6. The Pope has no power to remit any guilt, except by declaring and warranting it to have been remitted by God; or at most by remitting cases reserved for himself; in which cases, if his power were despised, guilt would certainly remain.

13. The dying pay all penalties by death, and are already dead to the canon laws, and are by right relieved from them.

20. Therefore the Pope, when he speaks of the plenary remission of all penalties, does not mean really of all, but only of those imposed by himself.

21. Thus those preachers of indulgences are in error who say that, by the indulgences of the Pope, a man is loosed and saved from all punishment.

22. For in fact he remits to souls in purgatory no penalty which they would have had to pay in this life according to the canons.

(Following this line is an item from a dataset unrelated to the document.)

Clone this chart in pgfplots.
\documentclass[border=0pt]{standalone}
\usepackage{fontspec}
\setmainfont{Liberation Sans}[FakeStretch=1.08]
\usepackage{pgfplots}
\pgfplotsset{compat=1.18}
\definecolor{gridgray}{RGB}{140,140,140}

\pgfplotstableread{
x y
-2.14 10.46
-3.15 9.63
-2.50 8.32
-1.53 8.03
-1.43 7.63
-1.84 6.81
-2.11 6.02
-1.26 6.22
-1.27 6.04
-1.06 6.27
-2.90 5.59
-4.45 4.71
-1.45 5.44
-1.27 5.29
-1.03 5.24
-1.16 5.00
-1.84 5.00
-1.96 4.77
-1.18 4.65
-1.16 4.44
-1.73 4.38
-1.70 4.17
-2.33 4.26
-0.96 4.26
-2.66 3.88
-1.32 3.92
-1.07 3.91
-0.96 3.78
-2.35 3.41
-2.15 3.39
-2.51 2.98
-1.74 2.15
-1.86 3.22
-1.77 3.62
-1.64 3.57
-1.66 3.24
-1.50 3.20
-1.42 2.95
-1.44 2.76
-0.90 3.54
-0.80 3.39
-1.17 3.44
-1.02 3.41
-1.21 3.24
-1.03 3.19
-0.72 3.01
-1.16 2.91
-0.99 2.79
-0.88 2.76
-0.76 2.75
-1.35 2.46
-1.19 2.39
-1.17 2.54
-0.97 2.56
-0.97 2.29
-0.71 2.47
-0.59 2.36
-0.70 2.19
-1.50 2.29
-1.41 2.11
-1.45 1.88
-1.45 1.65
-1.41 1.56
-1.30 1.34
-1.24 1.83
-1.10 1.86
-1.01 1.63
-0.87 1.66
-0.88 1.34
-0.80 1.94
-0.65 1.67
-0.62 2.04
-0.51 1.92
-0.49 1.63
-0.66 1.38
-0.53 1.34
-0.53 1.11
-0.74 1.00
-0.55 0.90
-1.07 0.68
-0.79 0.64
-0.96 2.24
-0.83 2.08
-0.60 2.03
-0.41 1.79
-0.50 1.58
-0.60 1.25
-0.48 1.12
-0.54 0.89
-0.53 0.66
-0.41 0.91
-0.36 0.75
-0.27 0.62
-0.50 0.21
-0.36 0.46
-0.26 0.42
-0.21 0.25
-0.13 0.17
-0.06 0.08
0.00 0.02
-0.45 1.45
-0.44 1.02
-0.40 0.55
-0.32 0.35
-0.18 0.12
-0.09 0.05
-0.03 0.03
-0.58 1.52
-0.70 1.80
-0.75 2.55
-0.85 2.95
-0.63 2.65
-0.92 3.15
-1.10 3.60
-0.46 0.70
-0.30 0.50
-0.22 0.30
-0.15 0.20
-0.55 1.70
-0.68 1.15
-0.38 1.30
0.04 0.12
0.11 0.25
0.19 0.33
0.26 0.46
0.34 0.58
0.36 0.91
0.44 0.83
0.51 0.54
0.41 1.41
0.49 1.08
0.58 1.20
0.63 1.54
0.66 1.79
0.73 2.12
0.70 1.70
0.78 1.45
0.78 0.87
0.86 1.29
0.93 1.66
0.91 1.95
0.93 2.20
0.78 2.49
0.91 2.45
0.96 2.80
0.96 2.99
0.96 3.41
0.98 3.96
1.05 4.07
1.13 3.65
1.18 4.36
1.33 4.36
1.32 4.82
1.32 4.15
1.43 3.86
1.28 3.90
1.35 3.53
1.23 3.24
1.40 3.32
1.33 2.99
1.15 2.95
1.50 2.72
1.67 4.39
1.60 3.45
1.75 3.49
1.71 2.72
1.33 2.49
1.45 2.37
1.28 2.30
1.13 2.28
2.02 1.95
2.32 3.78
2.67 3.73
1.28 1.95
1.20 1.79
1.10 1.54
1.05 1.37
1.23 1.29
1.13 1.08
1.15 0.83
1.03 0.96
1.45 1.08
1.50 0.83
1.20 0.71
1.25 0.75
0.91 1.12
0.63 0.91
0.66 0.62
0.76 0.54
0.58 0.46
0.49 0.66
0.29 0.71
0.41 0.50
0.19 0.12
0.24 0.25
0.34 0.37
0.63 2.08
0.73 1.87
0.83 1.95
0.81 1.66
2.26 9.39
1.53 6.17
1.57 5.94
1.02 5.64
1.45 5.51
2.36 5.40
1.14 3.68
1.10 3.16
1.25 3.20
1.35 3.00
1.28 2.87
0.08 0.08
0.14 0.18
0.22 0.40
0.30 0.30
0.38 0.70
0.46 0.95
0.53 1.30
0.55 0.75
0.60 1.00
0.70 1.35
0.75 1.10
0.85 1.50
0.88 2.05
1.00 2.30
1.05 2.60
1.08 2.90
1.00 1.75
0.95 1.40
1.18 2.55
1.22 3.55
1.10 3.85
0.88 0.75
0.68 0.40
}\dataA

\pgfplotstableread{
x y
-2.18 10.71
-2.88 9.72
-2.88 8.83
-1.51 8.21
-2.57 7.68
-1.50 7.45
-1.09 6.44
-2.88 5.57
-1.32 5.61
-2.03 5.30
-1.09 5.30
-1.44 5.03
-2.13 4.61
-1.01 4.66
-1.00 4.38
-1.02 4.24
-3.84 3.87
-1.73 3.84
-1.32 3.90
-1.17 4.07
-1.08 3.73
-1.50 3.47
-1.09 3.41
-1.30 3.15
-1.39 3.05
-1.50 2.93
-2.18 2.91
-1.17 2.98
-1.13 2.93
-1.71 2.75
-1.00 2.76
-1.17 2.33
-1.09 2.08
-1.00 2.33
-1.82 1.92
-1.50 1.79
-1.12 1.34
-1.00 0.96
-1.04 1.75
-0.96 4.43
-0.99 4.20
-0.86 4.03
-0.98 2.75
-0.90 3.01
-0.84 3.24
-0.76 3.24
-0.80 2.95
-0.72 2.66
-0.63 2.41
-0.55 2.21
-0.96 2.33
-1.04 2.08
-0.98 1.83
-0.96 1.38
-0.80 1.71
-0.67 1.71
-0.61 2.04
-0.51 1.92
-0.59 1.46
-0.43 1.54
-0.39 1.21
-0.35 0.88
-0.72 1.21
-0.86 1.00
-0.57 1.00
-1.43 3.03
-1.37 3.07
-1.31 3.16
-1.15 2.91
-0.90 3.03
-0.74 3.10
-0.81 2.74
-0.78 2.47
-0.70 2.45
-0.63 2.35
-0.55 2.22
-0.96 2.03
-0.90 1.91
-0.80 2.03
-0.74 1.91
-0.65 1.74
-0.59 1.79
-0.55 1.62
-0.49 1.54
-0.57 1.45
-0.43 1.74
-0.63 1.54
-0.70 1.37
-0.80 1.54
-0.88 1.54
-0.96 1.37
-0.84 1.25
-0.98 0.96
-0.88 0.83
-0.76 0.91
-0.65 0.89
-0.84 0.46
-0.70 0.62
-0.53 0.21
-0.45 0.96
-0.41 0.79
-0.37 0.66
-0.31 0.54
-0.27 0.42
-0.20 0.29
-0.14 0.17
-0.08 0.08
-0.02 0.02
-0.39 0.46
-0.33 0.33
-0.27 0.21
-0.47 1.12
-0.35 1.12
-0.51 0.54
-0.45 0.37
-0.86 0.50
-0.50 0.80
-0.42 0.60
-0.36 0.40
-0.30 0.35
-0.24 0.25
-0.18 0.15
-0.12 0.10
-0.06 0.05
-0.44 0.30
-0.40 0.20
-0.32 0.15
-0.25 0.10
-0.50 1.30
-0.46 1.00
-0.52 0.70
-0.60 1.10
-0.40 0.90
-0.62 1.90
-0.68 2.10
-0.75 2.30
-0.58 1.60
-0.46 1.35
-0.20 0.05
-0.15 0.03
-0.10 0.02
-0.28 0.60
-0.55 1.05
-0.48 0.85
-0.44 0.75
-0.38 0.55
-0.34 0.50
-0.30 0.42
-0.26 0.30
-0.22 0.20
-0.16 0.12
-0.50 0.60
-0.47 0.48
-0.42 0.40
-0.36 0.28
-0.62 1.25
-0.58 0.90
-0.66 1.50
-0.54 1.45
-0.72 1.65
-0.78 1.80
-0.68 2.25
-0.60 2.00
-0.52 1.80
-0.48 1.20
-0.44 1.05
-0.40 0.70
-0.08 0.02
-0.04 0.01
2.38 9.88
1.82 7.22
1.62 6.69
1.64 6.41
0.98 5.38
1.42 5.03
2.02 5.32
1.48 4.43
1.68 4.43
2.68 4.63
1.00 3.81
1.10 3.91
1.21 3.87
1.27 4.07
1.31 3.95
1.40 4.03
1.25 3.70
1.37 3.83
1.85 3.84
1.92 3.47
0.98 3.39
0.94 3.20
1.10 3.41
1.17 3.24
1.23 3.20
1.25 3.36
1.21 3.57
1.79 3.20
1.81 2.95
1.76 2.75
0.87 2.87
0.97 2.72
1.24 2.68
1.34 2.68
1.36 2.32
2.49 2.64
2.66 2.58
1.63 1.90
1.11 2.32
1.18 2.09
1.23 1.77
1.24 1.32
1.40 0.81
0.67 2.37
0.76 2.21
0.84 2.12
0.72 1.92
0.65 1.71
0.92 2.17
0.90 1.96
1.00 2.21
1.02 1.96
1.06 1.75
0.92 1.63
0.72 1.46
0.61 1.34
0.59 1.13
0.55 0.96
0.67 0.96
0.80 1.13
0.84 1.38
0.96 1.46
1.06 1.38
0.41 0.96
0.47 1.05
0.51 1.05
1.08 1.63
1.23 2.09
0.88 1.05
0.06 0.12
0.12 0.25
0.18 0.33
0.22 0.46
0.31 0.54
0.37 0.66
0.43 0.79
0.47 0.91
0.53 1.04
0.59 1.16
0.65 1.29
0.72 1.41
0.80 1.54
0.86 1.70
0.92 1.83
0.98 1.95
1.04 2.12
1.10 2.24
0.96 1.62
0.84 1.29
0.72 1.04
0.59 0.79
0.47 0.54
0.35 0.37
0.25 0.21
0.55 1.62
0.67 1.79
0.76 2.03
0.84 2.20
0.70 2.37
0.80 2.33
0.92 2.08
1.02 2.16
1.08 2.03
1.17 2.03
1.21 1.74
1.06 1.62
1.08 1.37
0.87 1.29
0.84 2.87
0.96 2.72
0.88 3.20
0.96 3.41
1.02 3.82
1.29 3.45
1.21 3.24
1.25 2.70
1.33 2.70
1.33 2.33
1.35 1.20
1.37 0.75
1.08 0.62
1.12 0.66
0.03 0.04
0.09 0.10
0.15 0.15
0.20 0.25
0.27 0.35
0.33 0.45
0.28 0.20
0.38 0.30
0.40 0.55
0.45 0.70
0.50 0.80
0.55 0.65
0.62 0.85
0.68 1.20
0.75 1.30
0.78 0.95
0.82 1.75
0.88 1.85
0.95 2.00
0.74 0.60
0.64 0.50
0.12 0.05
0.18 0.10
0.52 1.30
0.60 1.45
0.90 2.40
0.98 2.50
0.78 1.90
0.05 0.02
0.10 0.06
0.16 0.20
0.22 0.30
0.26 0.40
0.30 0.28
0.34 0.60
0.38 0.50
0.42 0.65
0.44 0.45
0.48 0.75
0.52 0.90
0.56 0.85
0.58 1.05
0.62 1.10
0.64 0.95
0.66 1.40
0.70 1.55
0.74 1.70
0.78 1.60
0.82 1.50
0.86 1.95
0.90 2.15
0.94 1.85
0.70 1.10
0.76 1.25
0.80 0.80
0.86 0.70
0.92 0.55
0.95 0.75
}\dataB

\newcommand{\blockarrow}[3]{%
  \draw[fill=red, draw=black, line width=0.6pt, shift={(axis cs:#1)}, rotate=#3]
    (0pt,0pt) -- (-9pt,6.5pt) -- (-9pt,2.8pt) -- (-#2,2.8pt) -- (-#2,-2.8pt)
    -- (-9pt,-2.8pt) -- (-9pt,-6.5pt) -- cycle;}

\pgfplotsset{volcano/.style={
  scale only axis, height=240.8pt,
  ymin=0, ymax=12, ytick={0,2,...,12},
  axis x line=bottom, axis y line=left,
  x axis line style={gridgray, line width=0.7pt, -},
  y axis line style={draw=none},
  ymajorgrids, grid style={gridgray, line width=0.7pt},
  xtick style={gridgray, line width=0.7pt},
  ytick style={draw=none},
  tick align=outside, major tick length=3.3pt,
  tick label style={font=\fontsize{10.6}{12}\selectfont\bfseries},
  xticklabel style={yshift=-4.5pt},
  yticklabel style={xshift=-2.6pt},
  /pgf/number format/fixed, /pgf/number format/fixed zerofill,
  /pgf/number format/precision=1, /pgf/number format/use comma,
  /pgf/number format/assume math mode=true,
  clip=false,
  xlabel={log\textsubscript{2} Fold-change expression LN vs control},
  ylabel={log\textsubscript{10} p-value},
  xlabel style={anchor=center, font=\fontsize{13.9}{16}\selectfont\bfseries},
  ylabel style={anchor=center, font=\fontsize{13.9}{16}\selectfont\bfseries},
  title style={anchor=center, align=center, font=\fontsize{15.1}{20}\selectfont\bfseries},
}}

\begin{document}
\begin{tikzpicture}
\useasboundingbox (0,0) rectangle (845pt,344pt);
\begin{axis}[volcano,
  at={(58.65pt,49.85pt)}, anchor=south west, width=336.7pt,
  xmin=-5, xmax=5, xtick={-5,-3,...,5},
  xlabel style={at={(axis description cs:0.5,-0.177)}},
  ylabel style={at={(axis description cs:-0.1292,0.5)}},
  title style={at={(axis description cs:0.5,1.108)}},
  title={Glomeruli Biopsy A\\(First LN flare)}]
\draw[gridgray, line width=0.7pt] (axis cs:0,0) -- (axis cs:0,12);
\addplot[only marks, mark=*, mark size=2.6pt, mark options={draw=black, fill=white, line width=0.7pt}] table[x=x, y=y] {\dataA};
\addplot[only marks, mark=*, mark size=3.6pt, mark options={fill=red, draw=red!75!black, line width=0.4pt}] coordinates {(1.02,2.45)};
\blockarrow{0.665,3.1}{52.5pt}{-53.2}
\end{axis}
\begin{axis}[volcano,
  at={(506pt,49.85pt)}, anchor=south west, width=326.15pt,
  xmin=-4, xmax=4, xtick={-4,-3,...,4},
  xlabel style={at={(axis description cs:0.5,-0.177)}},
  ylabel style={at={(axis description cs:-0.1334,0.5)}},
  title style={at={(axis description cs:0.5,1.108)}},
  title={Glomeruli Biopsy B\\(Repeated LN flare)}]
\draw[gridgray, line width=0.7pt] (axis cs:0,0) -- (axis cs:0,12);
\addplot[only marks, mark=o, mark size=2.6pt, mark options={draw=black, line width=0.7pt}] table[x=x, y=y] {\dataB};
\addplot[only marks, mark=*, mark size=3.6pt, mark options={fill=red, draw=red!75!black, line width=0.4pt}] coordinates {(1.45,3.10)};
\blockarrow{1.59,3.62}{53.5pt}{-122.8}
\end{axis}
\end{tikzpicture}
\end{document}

23. If any entire remission of all penalties can be granted to any one, it is certain that it is granted to none but the most perfect, that is to very few.

24. Hence, the greater part of the people must needs be deceived by this indiscriminate and high-sounding promise of release from penalties.

25. Such power as the Pope has over purgatory in general, such has every bishop in his own diocese, and every curate in his own parish, in particular.

88. Again; what greater good could the Church receive than if the Pope, instead of once, as he does now, were to bestow these remissions and participations a hundred times a day on any one of the faithful?

89. Since it is the salvation of souls, rather than money, that the Pope seeks by his pardons, why does he suspend the letters and pardons granted long ago, since they are equally efficacious?

91. If then pardons were preached according to the spirit and mind of the Pope, all these questions would be resolved with ease; nay, would not exist.

94. Christians should be exhorted to strive to follow Christ, their head, through pains, deaths, and hells.

95. And thus trust to enter heaven through many tribulations, rather than in the security of peace.

152. Saint Thomas Aquinas on the Treatment of Heresy (Summa Theologica, Sec. Secundæ, Quæst. XI, Art. III; trans. by J. H. Robinson, in Pennsylvania Reprints, vol. III, no. 6)

Thomas Aquinas (1225?-74) was a famous Italian Dominican scholar, generally regarded as one of the three great scholastics of the Middle Ages. He brought scholasticism to its highest development by harmonizing Aristotle with the doctrines of the Church. His Summa Theologica, written during the last three years of his life, has ever since been accepted as an authoritative statement of the doctrines of the Church.

The selection here given deals with heresy, the great crime of the Middle Ages and early modern times, a crime worthy of the most severe punishment. The heretic was the anarchist of that time, one who was virtually guilty of treason to an institution necessary for salvation and the upholder of order and government. Not only was the heretic excommunicated and placed under political disabilities, but even torture and death were regarded as justified to stamp out the dangerous contagion. Considering the age, the mildness and fairness of the reasoning in the selection here given will be apparent.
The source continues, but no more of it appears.